For testing a statistical hypothesis we can use one of the methods like Rejection region method or $P$-value testing method. $P$-value is the probability that our null hypothesis is actually correct.
The probability that the value of test statistic is at least as extreme as its computed value on the basis of the sample data under $H_{0}$ is known as the $P$-value. 

The $P$-value can be interpreted in terms of a hypothetical repetition of the study. Based on the given tests P- value is calculated as explained below :

Right Tailed Test : 
$P$-value is the area to the right of the computed value of the test statistic under $H_{0}$.
Right Trailed Test

Left Tailed Test : 
$P$-value is the area to the left of the computed value of the test statistic under $H_{0}$.
Left Trailed Test

Two Tailed Test:
$P$ value is twice the area to the left of the computed value of test statistic under $H_{0}$, if it is negative.

Two Trailed Test

 $P$ value is twice the area to the right of the computed value of test statistic under $H_{0}$, if it is positive.

Two Trailed Test Example

Thus $P$-value for two tailed test is twice the area on either tail (left or right) of the computed value of test statistic under $H_{0}$.
Given below are some simple steps used in calculating P-value:

1)
 Identify and set up the null hypothesis and alternative hypothesis.

2)
 Before drawing the sample level of significance $\alpha$ is fixed, choose the appropriate one according to the problem.

3)
 Identify and calculate the test criterion under $H_{0}$.

4)
 Find the $P$-value of the computed test statistic under H$_{0}$.

5)
 If $P$-value < $\alpha$, we reject $H_{0}$ at $\alpha$ level of significance.
    If $P$-value > $\alpha$, we fail to reject $H_{0}$ at $\alpha$ level of significance.

6)
 Conclude whether to accept or reject the null hypothesis for the given problem.
When a $p$ value is reported to persons unfamiliar with statistics it becomes necessary to indicate the strength of the evidence.
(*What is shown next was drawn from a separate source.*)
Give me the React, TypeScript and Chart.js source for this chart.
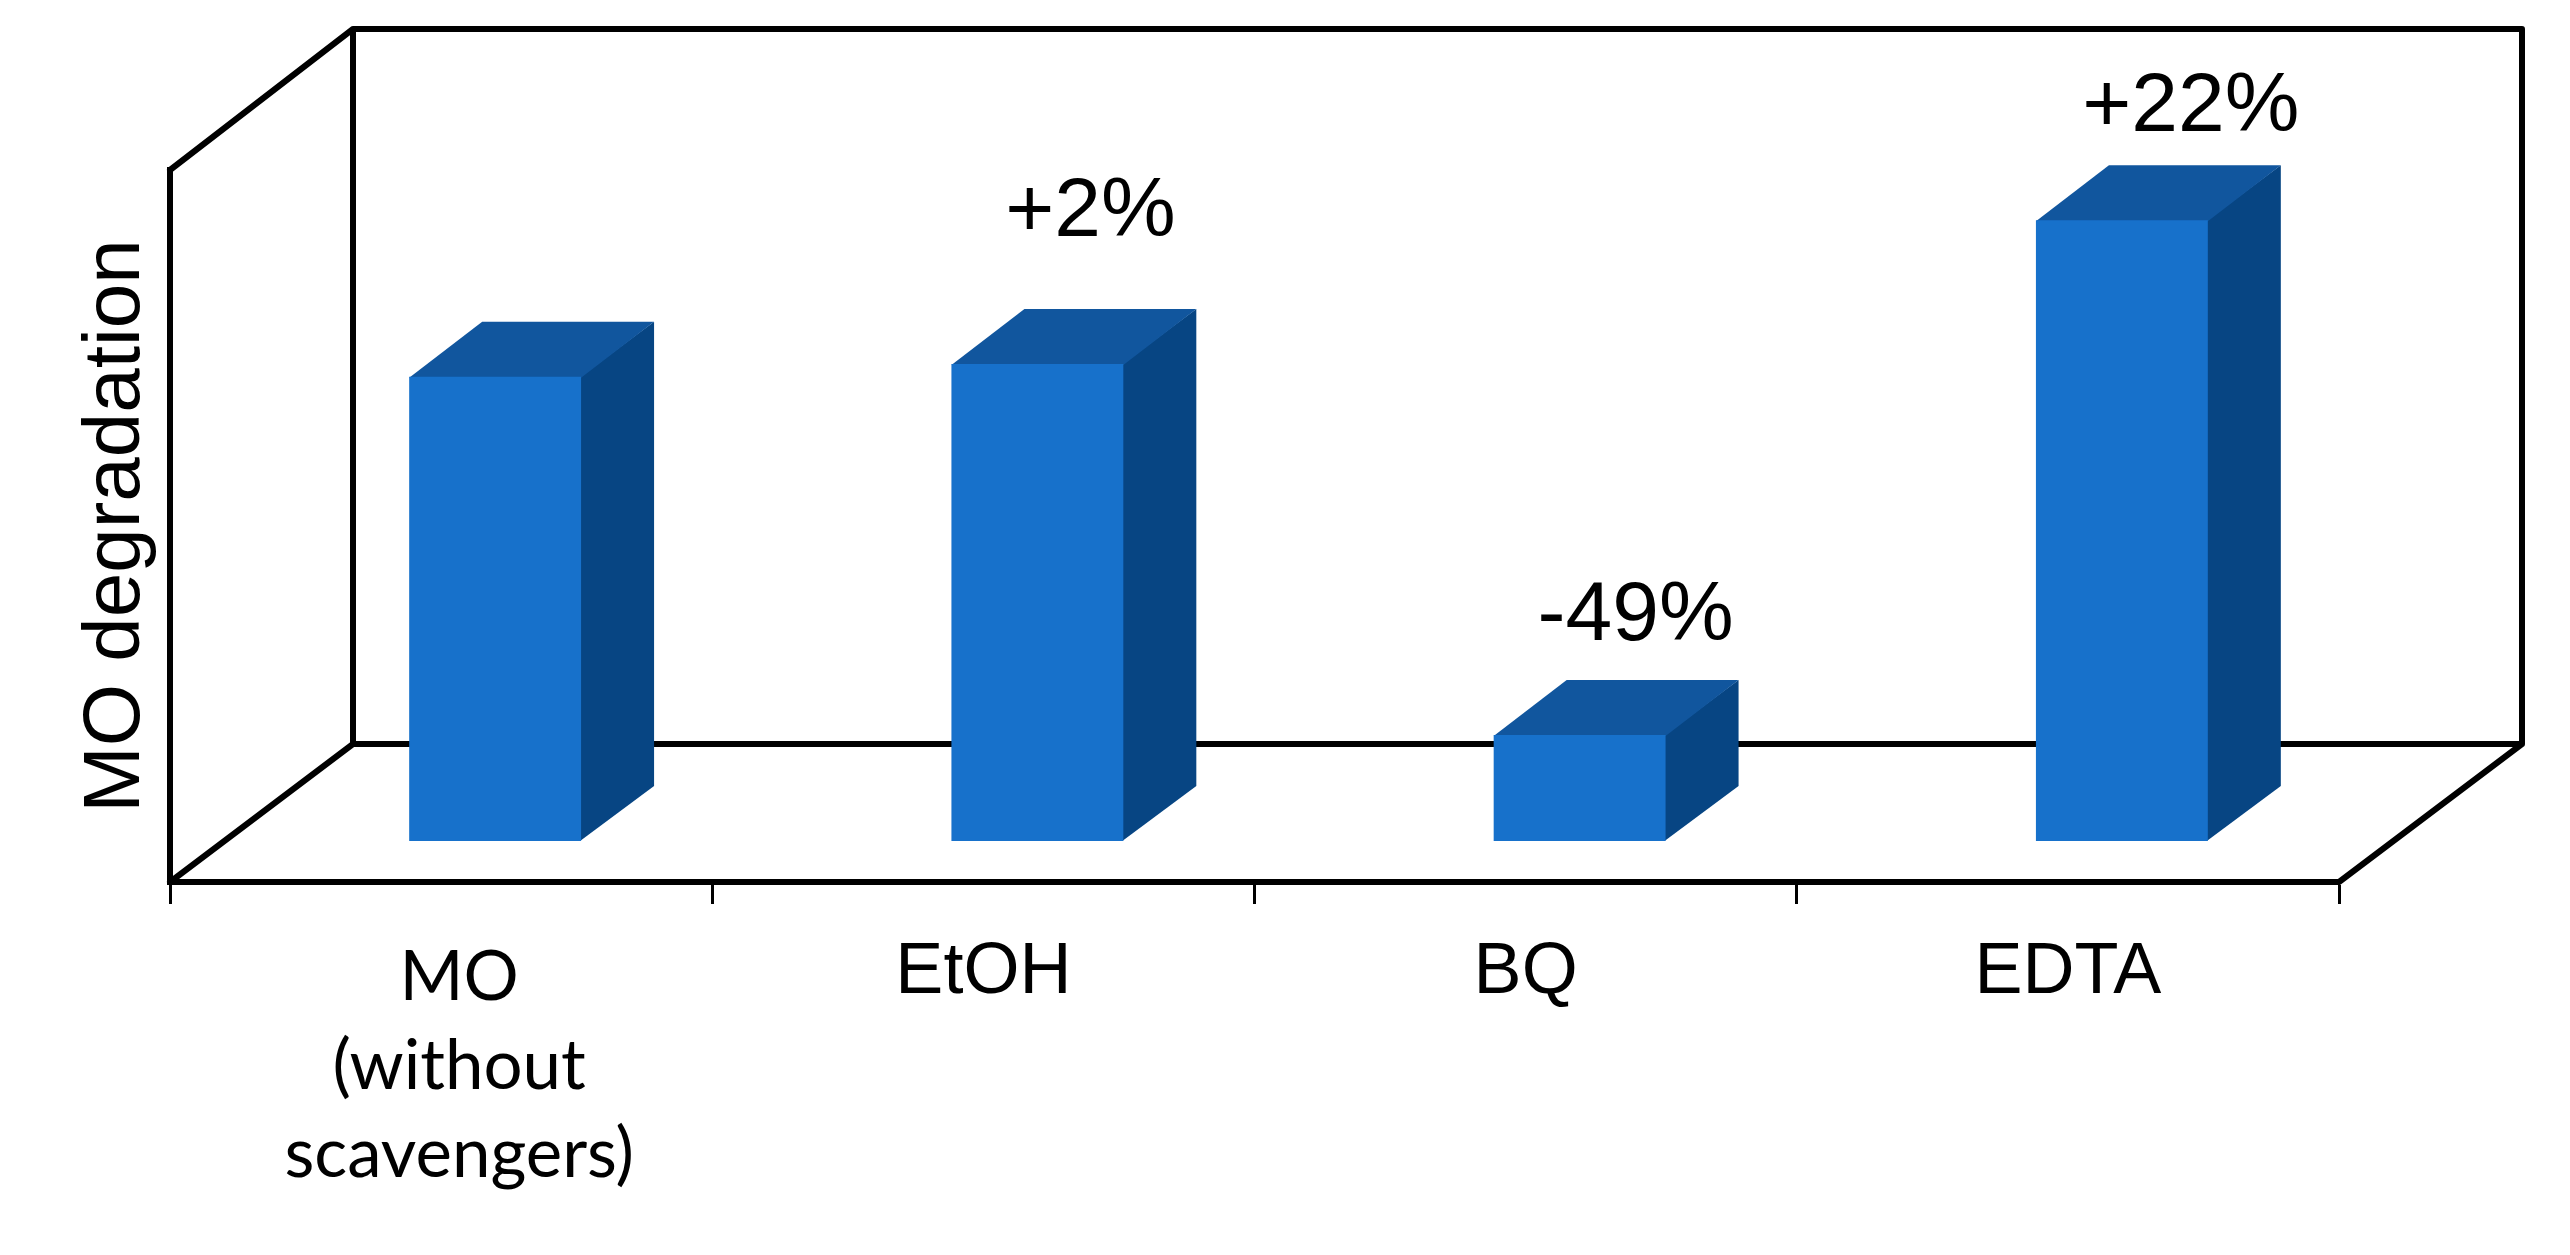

The cut off are arbitrary and other persons might use a different language. Have a look at the table to clearly understand which can be helpful while making decisions based on the hypothesis. one should keep in mind the difference between statistical significance and practical significance

$P$-Value
 Statement
 $P$ > 0.10  There will be no evidence against the null hypothesis and appears to be consistent with the null hypothesis.
 0.05 < $P$ < 0.10  Weak evidence against the null hypothesis in favor of the alternative.
 0.01 < $P$ < 0.05  Moderate evidence against the null hypothesis in favor of the alternative.
 0.001< $P$ < 0.01
 Strong evidence against the null hypothesis in favor of the alternative.
 $P$ < 0.001  Very strong evidence against the null hypothesis in favor of the alternative.